Indonesia menggelar Presidensi G20 2022 dan akan menjadi tuan rumah konferensi tingkat tinggi tahunan pada akhir tahun ini dengan tema ‘Recover Together, Recover Stronger’. Tema ini membuka peluang krusial untuk bisa menetapkan agenda diskusi pemulihan dan transformasi ekonomi global – termasuk memimpin diskusi untuk memajukan perdagangan minyak kelapa sawit berkelanjutan dan berkeadilan yang akan membawa manfaat bagi ekonomi, lingkungan, dan masyarakat Indonesia.
“Isu kelapa sawit sangat mempolarisasi,” ujar Robert Nasi, Direktur Jenderal Pusat Penelitian Kehutanan Internasional (CIFOR) dan Direktur Pelaksana CIFOR-ICRAF, saat menjadi pembicara kunci. “Situasi yang sedikit mirip seperti Dr Jekyll dan Mr Hyde [sebagaimana narasi yang sering digambarkan di media]. Namun pada dasarnya, kelapa sawit adalah tanaman yang sangat produktif, menghasilkan minyak berkualitas untuk industri dan bisnis; kelapa sawit sangat penting sebagai sumber mata pencaharian masyarakat lokal; dan sekaligus, sering dikaitkan dengan deforestasi tropis.
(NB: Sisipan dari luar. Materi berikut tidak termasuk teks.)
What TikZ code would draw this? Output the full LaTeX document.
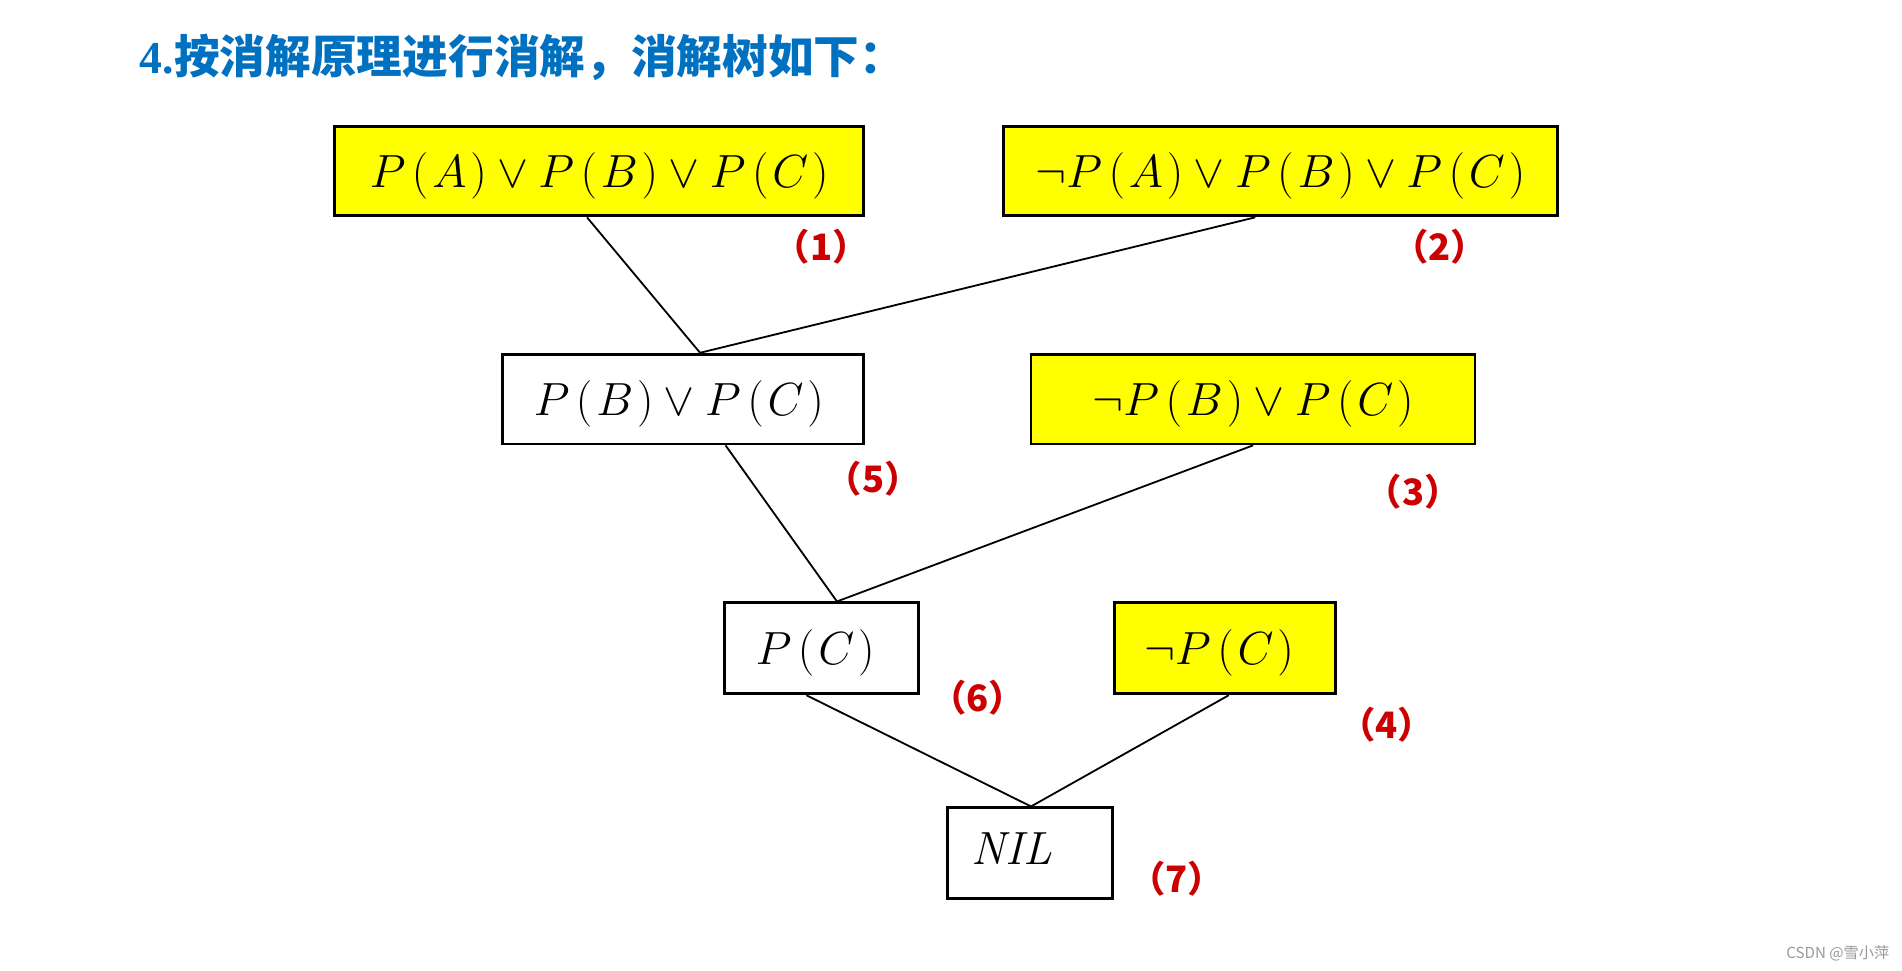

Jadi, bagaimana kita bisa memperdagangkannya secara lebih berkelanjutan?”
Moderator diskusi, Sara Wayne, memfasilitasi ‘gelar wicara’ yang membedah isu ini, mengeksplorasi peluang, hambatan, dan kemajuan penerapan kesepakatan hijau global untuk perdagangan minyak sawit.
Neil burgess, Kepala ilmuwan UNEP-WCMC dan investigator utama TRADE Hub, menjelaskan bagaimana meningkatnya kesadaran mengenai deforestasi dan kaitannya dengan perubahan iklim yang mendorong tuntutan dari UE dan Inggris untuk rantai pasokan yang ‘lebih hijau’ dan bebas deforestasi. “Masyarakat lebih terinformasi,” katanya – “ada niat yang tulus yang datang tidak hanya dari pemerintah dunia, tetapi juga dari warganya.” Namun, ia juga memperingatkan bahwa langkah-langkah untuk mewujudkan tujuan ini dapat berdampak negatif kepada petani kecil yang saat ini diuntungkan dari produksi kelapa sawit dan mungkin tengah berjuang dalam meningkatkan peraturan dan kepatuhan.
Ahmad Maryudi, Profesor di Fakultas Kehutanan Universitas Gadjah Mada, memaparkan bagaimana inisiatif yang ada gagal untuk sepenuhnya memberantas deforestasi dari rantai pasokan minyak sawit, dan lembaga pemerintahan Uni Eropa memperketat regulasi terkait. “Mungkin ada masalah dengan penegakan hukum, kesenjangan dalam hal kesediaan negara [pengimpor] untuk mewujudkan komoditas berkelanjutan, dan pemasok yang tidak benar-benar menjamin konservasi lingkungan,” katanya. “Jadi kami ingin memiliki proses yang diterapkan di semua negara, besar, dan kecil.”